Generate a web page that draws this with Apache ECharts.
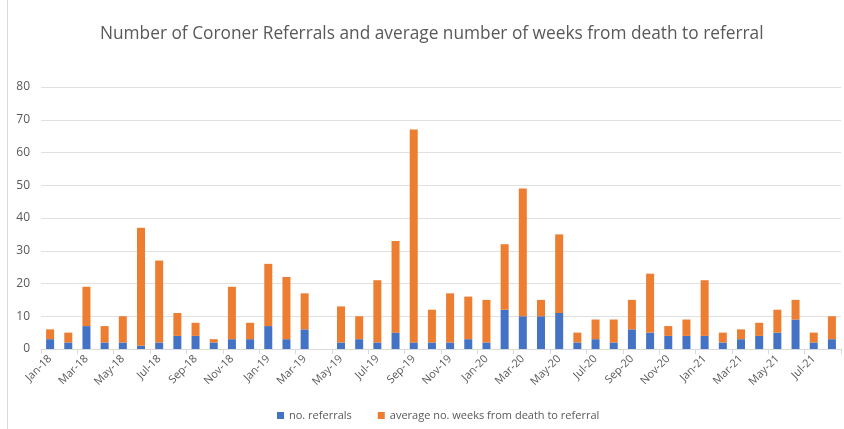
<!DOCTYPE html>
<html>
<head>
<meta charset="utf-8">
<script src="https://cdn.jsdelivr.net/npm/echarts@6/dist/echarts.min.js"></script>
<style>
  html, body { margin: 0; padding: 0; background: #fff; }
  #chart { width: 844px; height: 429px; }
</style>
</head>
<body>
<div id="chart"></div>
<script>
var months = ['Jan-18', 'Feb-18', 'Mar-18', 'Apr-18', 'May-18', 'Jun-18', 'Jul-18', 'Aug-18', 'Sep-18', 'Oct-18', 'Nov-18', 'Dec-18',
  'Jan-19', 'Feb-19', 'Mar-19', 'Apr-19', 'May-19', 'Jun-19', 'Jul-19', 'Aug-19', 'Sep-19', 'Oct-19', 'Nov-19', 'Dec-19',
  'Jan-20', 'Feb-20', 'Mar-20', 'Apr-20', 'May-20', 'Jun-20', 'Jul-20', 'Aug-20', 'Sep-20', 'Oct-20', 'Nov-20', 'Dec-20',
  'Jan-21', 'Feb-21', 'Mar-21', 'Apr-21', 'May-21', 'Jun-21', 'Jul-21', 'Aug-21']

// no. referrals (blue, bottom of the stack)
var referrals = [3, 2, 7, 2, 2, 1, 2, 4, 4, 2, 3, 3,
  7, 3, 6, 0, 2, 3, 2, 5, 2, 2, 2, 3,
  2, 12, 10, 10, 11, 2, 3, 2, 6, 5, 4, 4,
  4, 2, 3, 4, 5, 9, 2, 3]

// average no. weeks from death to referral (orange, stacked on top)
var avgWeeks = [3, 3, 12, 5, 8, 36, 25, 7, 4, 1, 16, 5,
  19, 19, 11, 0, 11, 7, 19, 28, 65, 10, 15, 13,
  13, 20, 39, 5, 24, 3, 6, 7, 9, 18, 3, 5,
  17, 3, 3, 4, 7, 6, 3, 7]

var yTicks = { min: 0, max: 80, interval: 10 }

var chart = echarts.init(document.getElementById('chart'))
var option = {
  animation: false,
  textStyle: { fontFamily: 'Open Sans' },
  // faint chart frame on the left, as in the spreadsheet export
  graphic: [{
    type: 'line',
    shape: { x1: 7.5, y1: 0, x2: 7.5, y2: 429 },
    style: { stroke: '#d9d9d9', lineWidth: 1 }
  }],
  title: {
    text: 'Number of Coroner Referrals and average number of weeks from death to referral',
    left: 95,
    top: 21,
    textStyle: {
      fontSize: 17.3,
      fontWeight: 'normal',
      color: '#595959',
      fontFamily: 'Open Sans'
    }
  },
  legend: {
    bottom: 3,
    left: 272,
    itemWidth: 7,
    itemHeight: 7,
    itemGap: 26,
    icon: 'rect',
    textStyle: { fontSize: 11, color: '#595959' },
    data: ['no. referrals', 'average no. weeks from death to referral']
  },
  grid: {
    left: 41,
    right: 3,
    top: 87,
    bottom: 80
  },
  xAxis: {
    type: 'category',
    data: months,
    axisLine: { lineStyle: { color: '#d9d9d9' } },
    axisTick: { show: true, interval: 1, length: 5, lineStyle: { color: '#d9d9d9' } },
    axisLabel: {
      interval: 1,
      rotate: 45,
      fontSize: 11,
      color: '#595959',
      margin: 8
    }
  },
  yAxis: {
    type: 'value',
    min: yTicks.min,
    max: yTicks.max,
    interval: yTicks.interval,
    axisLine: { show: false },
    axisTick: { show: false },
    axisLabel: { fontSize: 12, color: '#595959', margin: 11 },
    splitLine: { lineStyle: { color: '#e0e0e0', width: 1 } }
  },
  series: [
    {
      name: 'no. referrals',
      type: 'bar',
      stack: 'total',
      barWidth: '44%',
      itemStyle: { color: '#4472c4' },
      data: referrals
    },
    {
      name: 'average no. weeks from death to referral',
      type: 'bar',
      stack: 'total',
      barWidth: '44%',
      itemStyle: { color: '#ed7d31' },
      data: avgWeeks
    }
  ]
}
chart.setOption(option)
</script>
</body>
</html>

■ ■ ■

_YOUR OBJECTIVE_:
Reproduce the material word for word. Any pictures should be left out of the copy.

_RESULT BELOW_:
Generate a web page that draws this with Apache ECharts.
<!DOCTYPE html>
<html>
<head>
<meta charset="utf-8">
<script src="https://cdn.jsdelivr.net/npm/echarts@6/dist/echarts.min.js"></script>
<style>
  html, body { margin: 0; padding: 0; background: #fff; }
  #chart { width: 844px; height: 429px; }
</style>
</head>
<body>
<div id="chart"></div>
<script>
var months = ['Jan-18', 'Feb-18', 'Mar-18', 'Apr-18', 'May-18', 'Jun-18', 'Jul-18', 'Aug-18', 'Sep-18', 'Oct-18', 'Nov-18', 'Dec-18',
  'Jan-19', 'Feb-19', 'Mar-19', 'Apr-19', 'May-19', 'Jun-19', 'Jul-19', 'Aug-19', 'Sep-19', 'Oct-19', 'Nov-19', 'Dec-19',
  'Jan-20', 'Feb-20', 'Mar-20', 'Apr-20', 'May-20', 'Jun-20', 'Jul-20', 'Aug-20', 'Sep-20', 'Oct-20', 'Nov-20', 'Dec-20',
  'Jan-21', 'Feb-21', 'Mar-21', 'Apr-21', 'May-21', 'Jun-21', 'Jul-21', 'Aug-21']

// no. referrals (blue, bottom of the stack)
var referrals = [3, 2, 7, 2, 2, 1, 2, 4, 4, 2, 3, 3,
  7, 3, 6, 0, 2, 3, 2, 5, 2, 2, 2, 3,
  2, 12, 10, 10, 11, 2, 3, 2, 6, 5, 4, 4,
  4, 2, 3, 4, 5, 9, 2, 3]

// average no. weeks from death to referral (orange, stacked on top)
var avgWeeks = [3, 3, 12, 5, 8, 36, 25, 7, 4, 1, 16, 5,
  19, 19, 11, 0, 11, 7, 19, 28, 65, 10, 15, 13,
  13, 20, 39, 5, 24, 3, 6, 7, 9, 18, 3, 5,
  17, 3, 3, 4, 7, 6, 3, 7]

var yTicks = { min: 0, max: 80, interval: 10 }

var chart = echarts.init(document.getElementById('chart'))
var option = {
  animation: false,
  textStyle: { fontFamily: 'Open Sans' },
  // faint chart frame on the left, as in the spreadsheet export
  graphic: [{
    type: 'line',
    shape: { x1: 7.5, y1: 0, x2: 7.5, y2: 429 },
    style: { stroke: '#d9d9d9', lineWidth: 1 }
  }],
  title: {
    text: 'Number of Coroner Referrals and average number of weeks from death to referral',
    left: 95,
    top: 21,
    textStyle: {
      fontSize: 17.3,
      fontWeight: 'normal',
      color: '#595959',
      fontFamily: 'Open Sans'
    }
  },
  legend: {
    bottom: 3,
    left: 272,
    itemWidth: 7,
    itemHeight: 7,
    itemGap: 26,
    icon: 'rect',
    textStyle: { fontSize: 11, color: '#595959' },
    data: ['no. referrals', 'average no. weeks from death to referral']
  },
  grid: {
    left: 41,
    right: 3,
    top: 87,
    bottom: 80
  },
  xAxis: {
    type: 'category',
    data: months,
    axisLine: { lineStyle: { color: '#d9d9d9' } },
    axisTick: { show: true, interval: 1, length: 5, lineStyle: { color: '#d9d9d9' } },
    axisLabel: {
      interval: 1,
      rotate: 45,
      fontSize: 11,
      color: '#595959',
      margin: 8
    }
  },
  yAxis: {
    type: 'value',
    min: yTicks.min,
    max: yTicks.max,
    interval: yTicks.interval,
    axisLine: { show: false },
    axisTick: { show: false },
    axisLabel: { fontSize: 12, color: '#595959', margin: 11 },
    splitLine: { lineStyle: { color: '#e0e0e0', width: 1 } }
  },
  series: [
    {
      name: 'no. referrals',
      type: 'bar',
      stack: 'total',
      barWidth: '44%',
      itemStyle: { color: '#4472c4' },
      data: referrals
    },
    {
      name: 'average no. weeks from death to referral',
      type: 'bar',
      stack: 'total',
      barWidth: '44%',
      itemStyle: { color: '#ed7d31' },
      data: avgWeeks
    }
  ]
}
chart.setOption(option)
</script>
</body>
</html>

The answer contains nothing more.